Teaching with Folk Sources - the Journal of Folklore and Education

Vermont Folklife is featured in the 10th Volume of the Journal of Folklore and Education!

The volume focuses on Teaching With Folk Sources, a partnership with our colleagues Local Learning that Vermont Folklife staff have been involved with over the past two years. Funded by the Library of Congress Teaching with Primary Sources (TPS) program, Teaching With Folk Sources focuses on making materials in ethnographic and oral history archives accessible to classroom teachers. 

The special issues of the Journal of Folklore in Education presents projects created in the first two years of the Teaching with Folk Sources project by Vermont Folklife, HistoryMiami Museum and its South Florida Folklife Center, the Oklahoma Oral History Research Program of the Oklahoma State University Library and the OSU Writing Project. In the third year of the project, Local Learning and VT Folklife will continue to work with Oklahoma State University and new partners at the Folk and Traditional Arts Program of Washington State Parks.

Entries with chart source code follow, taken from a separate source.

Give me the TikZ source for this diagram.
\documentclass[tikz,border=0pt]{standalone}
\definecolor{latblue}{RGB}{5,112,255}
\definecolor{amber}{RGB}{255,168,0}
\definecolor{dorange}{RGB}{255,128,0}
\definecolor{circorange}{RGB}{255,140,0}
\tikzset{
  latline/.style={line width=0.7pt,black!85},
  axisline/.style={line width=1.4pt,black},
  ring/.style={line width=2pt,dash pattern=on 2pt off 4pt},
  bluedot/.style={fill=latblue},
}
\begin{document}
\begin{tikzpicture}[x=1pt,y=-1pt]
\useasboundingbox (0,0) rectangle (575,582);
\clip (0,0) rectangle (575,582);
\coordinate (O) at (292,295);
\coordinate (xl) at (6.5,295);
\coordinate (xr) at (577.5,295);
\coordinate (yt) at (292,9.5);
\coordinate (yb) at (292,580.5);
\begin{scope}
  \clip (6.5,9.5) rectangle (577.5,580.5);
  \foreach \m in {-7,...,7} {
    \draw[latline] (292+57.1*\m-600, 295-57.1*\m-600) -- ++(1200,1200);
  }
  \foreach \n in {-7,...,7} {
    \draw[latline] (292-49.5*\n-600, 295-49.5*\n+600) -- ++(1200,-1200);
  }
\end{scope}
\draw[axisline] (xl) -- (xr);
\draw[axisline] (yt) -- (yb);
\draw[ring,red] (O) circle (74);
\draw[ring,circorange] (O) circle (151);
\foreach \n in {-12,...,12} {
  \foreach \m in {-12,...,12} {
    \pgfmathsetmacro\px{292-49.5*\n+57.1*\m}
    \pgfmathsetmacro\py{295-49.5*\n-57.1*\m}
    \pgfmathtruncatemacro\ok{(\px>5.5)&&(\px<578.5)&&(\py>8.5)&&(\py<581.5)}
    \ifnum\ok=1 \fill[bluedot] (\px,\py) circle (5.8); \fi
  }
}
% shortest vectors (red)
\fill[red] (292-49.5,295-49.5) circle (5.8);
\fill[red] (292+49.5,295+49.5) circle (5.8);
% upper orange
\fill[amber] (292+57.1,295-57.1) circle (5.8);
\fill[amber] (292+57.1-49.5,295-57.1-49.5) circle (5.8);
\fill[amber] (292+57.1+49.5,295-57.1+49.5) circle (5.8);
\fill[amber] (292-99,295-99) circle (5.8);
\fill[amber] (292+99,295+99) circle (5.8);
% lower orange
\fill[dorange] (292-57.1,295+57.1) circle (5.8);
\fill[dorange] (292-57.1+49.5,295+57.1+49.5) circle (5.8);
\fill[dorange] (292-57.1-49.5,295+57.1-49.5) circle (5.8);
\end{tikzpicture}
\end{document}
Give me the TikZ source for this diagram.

Below is a description of the latest volume of the Journal of Folklore and Education, courtesy of the Journal.


We are happy to announce publication of the 2023 Journal of Folklore and Education “Teaching with Folk Sources.”

This 10th Volume of the Journal of Folklore and Education offers two issues packed with resources and content. Expanding mainstream notions that primary sources are historical documents housed in hard-to-access archives, this volume showcases archival items that expand our vision of community, self, the past, the future, art, pedagogical opportunities—and, yes, history.

Issue 2 features work by our consortium project Teaching with Folk Sources, funded by the Library of Congress Teaching with Primary Sources (TPS) program: https://jfepublications.org/journal/vol-10-2/ (But I also recommend Issue 1 for some excellent articles that came from our network from our Call for Submissions!)

Read more about our project from our Guest Editor and Co-director Sasha Antohin: https://jfepublications.org/article/teaching-with-folk-sources-project-introduction/

Explore the User Guide the instructional model, key concepts, and multiple types of literacy (visual, aural, textual, cultural) that structure the five units of the curriculum guide. A scaffolded activity from the Occupational Folklife Project (click on Classroom Connections) demonstrates the power of folk sources to create multiple formats for context-building and perspective taking. about https://jfepublications.org/article/user-guide-to-teaching-with-folk-sources/ 

And then dig in to the 5 units:

  • Teaching with Folk Sources

  • Learning through Listening

  • Learning through Observation and Museum Collections

  • Community and Identity (a special unit targeting the younger students written by a Kindergarten educator partner)

  • Challenging History (with a timely article by Shanedra Nowel and Robin Fisher: Using Primary Sources to Foster Difficult Dialogues). 

I hope this new resource proves useful!